Plaintiff included the deposition of Aryan which showed that Aryan admitted to having had a prior driver’s license suspended or revoked; getting a ticket for making a right on red when he was not supposed to; being in an at fault collision; and being in three to four collisions prior. (Aryan Depo. p. 13-18.)

 

Even though Edita’s declaration states that she had no knowledge or information about several driving related matters, Edita does not state she ever made any type of inquiry as to whether Aryan was unfit or incompetent to drive.

 

Additionally, the deposition of Aryan submitted by Plaintiff calls into question the credibility of Edita.
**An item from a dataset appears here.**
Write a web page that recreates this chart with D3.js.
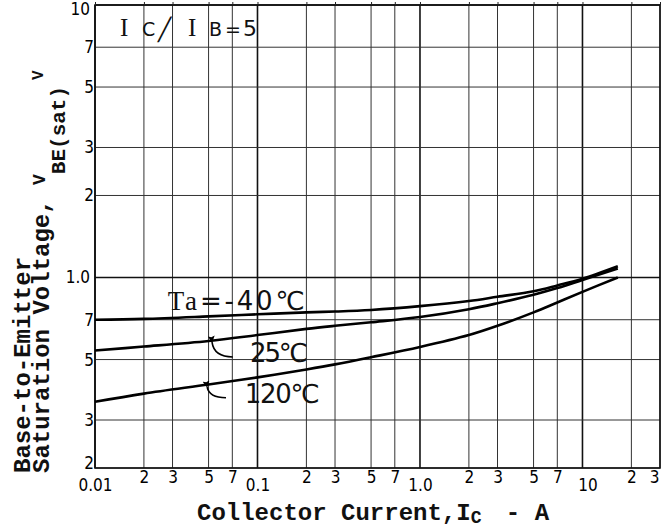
<!DOCTYPE html>
<html>
<head>
<meta charset="utf-8">
<script src="https://cdn.jsdelivr.net/npm/d3@7"></script>
<style>
  body { margin: 0; background: #fff; }
  svg { display: block; background: #fff; }
  .grid line { stroke: #333; stroke-width: 1; }
  .grid line.decade { stroke: #111; stroke-width: 1.6; }
  .frame { fill: none; stroke: #111; stroke-width: 1.6; }
  .curve { fill: none; stroke: #000; stroke-width: 2.6; }
  .axis text { font-family: "DejaVu Sans Condensed", "Liberation Sans Narrow", sans-serif; font-size: 17px; fill: #000; }
  .axis .domain { display: none; }
  .axis line { stroke: #222; }
  .title { font-family: "Liberation Mono", "DejaVu Sans Mono", monospace; font-weight: bold; font-size: 24px; fill: #111; }
  .curve-label { font-family: "DejaVu Sans", sans-serif; font-size: 26px; fill: #111; }
  .leader { fill: none; stroke: #000; stroke-width: 1.6; }
</style>
</head>
<body>
<svg id="vbeChart"></svg>
<script>
// values
var icValues = [0.01, 0.02, 0.05, 0.1, 0.2, 0.3, 0.5, 1, 2, 3, 5, 7, 10, 16.5];
var vbeCold = [0.70, 0.705, 0.72, 0.733, 0.745, 0.75, 0.76, 0.785, 0.82, 0.85, 0.89, 0.935, 0.99, 1.10];
var vbeRoom = [0.54, 0.558, 0.585, 0.615, 0.648, 0.665, 0.685, 0.716, 0.765, 0.805, 0.865, 0.915, 0.98, 1.08];
var vbeHot = [0.35, 0.375, 0.405, 0.43, 0.46, 0.48, 0.51, 0.556, 0.615, 0.665, 0.745, 0.81, 0.886, 1.0];

var xTickValues = [0.01, 0.02, 0.03, 0.05, 0.07, 0.1, 0.2, 0.3, 0.5, 0.7, 1, 2, 3, 5, 7, 10, 20, 30];
var xTickLabels = ["0.01", "2", "3", "5", "7", "0.1", "2", "3", "5", "7", "1.0", "2", "3", "5", "7", "10", "2", "3"];
var yTickValues = [0.2, 0.3, 0.5, 0.7, 1, 2, 3, 5, 7, 10];
var yTickLabels = ["2", "3", "5", "7", "1.0", "2", "3", "5", "7", "10"];

// curve labels: text, Ic, Vbe of the text start (baseline)
var labelTexts = ["=-40℃", "25℃", "120℃"];
var labelIc = [0.028, 0.09, 0.0835];
var labelVbe = [0.76, 0.49, 0.347];
var labelWidths = [137, 58, 75];

// leader arrows: tip (on curve) and tail (next to the label)
var leaderTipIc = [0.0525, 0.049];
var leaderTipVbe = [0.579, 0.396];
var leaderTailIc = [0.0705, 0.064];
var leaderTailVbe = [0.511, 0.362];

var margin = { top: 5, right: 8, bottom: 63, left: 95 };
var width = 668 - margin.left - margin.right;
var height = 531 - margin.top - margin.bottom;

var xScale = d3.scaleLog().domain([0.01, 30]).range([0, width]);
var yScale = d3.scaleLog().domain([0.2, 10]).range([height, 0]);

function isDecade(d) {
    var l = Math.log10(d);
    return Math.abs(l - Math.round(l)) < 1e-9;
}

var svg = d3.select("#vbeChart")
    .attr("width", 668)
    .attr("height", 531);

var chart = svg.append("g")
    .attr("transform", "translate(" + margin.left + "," + margin.top + ")");

// Grid
var grid = chart.append("g").attr("class", "grid");
grid.selectAll(".vline")
    .data(xTickValues)
    .enter().append("line")
    .attr("class", function (d) { return isDecade(d) ? "vline decade" : "vline"; })
    .attr("x1", function (d) { return xScale(d); })
    .attr("x2", function (d) { return xScale(d); })
    .attr("y1", 0)
    .attr("y2", height);
grid.selectAll(".hline")
    .data(yTickValues)
    .enter().append("line")
    .attr("class", function (d) { return isDecade(d) ? "hline decade" : "hline"; })
    .attr("x1", 0)
    .attr("x2", width)
    .attr("y1", function (d) { return yScale(d); })
    .attr("y2", function (d) { return yScale(d); });

chart.append("rect")
    .attr("class", "frame")
    .attr("width", width)
    .attr("height", height);

// small ticks over the top edge
chart.append("g")
    .attr("class", "axis")
    .call(d3.axisTop(xScale).tickValues(xTickValues).tickSize(3).tickFormat(""));

// X Axis
var xAxis = chart.append("g")
    .attr("class", "axis")
    .attr("transform", "translate(0," + height + ")")
    .call(d3.axisBottom(xScale)
        .tickValues(xTickValues)
        .tickSize(0)
        .tickPadding(3)
        .tickFormat(function (d, i) { return xTickLabels[i]; }));
xAxis.selectAll("text")
    .attr("dy", function (d) { return isDecade(d) ? "1.15em" : "0.71em"; })
    .attr("dx", function (d) { return d === 30 ? -6 : (d === 10 ? 5 : 0); });

// Y Axis
var yAxis = chart.append("g")
    .attr("class", "axis")
    .call(d3.axisLeft(yScale)
        .tickValues(yTickValues)
        .tickSize(0)
        .tickPadding(1)
        .tickFormat(function (d, i) { return yTickLabels[i]; }));
yAxis.selectAll("text")
    .attr("dy", function (d) { return d === 10 ? "0.55em" : (d === 0.2 ? "0.0em" : "0.32em"); })
    .attr("dx", function (d) { return d === 10 || d === 1 ? -4 : 0; });

// Curves
var line = d3.line()
    .x(function (d) { return xScale(d[0]); })
    .y(function (d) { return yScale(d[1]); })
    .curve(d3.curveCatmullRom.alpha(0.5));

[vbeCold, vbeRoom, vbeHot].forEach(function (series) {
    chart.append("path")
        .datum(icValues.map(function (ic, i) { return [ic, series[i]]; }))
        .attr("class", "curve")
        .attr("d", line);
});

// Curve labels
svg.append("defs").append("marker")
    .attr("id", "head")
    .attr("viewBox", "0 0 10 10")
    .attr("refX", 1)
    .attr("refY", 5)
    .attr("markerWidth", 7)
    .attr("markerHeight", 7)
    .attr("markerUnits", "userSpaceOnUse")
    .attr("orient", "auto-start-reverse")
    .append("path")
    .attr("d", "M0,5 L10,0 L8,5 L10,10 Z")
    .attr("fill", "#000");

labelTexts.forEach(function (t, i) {
    var txt = chart.append("text")
        .attr("class", "curve-label")
        .attr("x", xScale(labelIc[i]))
        .attr("y", yScale(labelVbe[i]))
        .attr("textLength", labelWidths[i])
        .attr("lengthAdjust", "spacing");
    if (i === 0) {
        txt.append("tspan")
            .style("font-family", "'Liberation Serif', serif")
            .style("font-size", "27px")
            .text("Ta");
    }
    txt.append("tspan").text(t);
});

leaderTipIc.forEach(function (ic, i) {
    var x0 = xScale(ic), y0 = yScale(leaderTipVbe[i]);
    var x1 = xScale(leaderTailIc[i]), y1 = yScale(leaderTailVbe[i]);
    chart.append("path")
        .attr("class", "leader")
        .attr("marker-start", "url(#head)")
        .attr("d", "M" + x0 + "," + y0 + " Q" + (x0 + 2) + "," + y1 + " " + x1 + "," + y1);
});

// Condition note
var note = svg.append("text")
    .attr("y", 36)
    .style("font-family", "'DejaVu Sans', sans-serif")
    .style("fill", "#111");
note.append("tspan").attr("x", 120).style("font-family", "'Liberation Serif', serif").style("font-size", "25px").text("I");
note.append("tspan").attr("x", 142).style("font-size", "19px").text("C");
note.append("tspan").attr("x", 158).attr("dy", 1).style("font-size", "22px").text("╱");
note.append("tspan").attr("x", 188).attr("dy", -1).style("font-family", "'Liberation Serif', serif").style("font-size", "25px").text("I");
note.append("tspan").attr("x", 209).style("font-size", "19px").text("B");
note.append("tspan").attr("x", 225).style("font-size", "19px").text("=");
note.append("tspan").attr("x", 243).style("font-size", "22px").text("5");

// Axis titles
var xTitle = svg.append("text")
    .attr("class", "title")
    .attr("x", 197)
    .attr("y", 520);
xTitle.append("tspan").text("Collector Current,I");
xTitle.append("tspan").attr("dy", 3).style("font-size", "18px").text("C");
xTitle.append("tspan").attr("dy", -3).attr("dx", 10).text(" - A");

svg.append("text")
    .attr("class", "title")
    .attr("transform", "translate(30,473) rotate(-90)")
    .text("Base-to-Emitter");

var yTitle = svg.append("text")
    .attr("class", "title")
    .attr("transform", "translate(49,473) rotate(-90)");
yTitle.append("tspan").text("Saturation Voltage, ");
yTitle.append("tspan").attr("dy", -4).style("font-size", "18px").text("V");
yTitle.append("tspan").attr("dy", 20).style("font-size", "21px").text("BE(sat)");
yTitle.append("tspan").attr("dy", -22).attr("dx", 6).style("font-size", "16px").text("V");
</script>
</body>
</html>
In Edita’s declaration at ¶5 she states that until the accident happened, she had no knowledge that Aryan ever drove the Equinox. However, Aryan’s deposition on page 56 stated that Edita was aware at the time she leased the vehicle that it was going to be driven by him.

 

“A defendant or cross-defendant has met his or her burden of showing that a cause of action has no merit if the party has shown that one or more elements of the cause of action, even if not separately pleaded, cannot be established…” (CCP § 437c(p)(2).)

Defendant has not shown that one or more elements of the negligent entrustment claim cannot be established. A jury could find that Defendant knew, or should have known, that Aryan was incompetent or unfit to drive the vehicle.

Defendant’s motion for summary adjudication is tentatively DENIED.

At hearing, the parties are to address what cause of action this is directed at/if this motion can be heard, and whether the motion needs to be continued in light of the Reply’s argument about the Opposition being late.

Defendant’s request for judicial notice is GRANTED.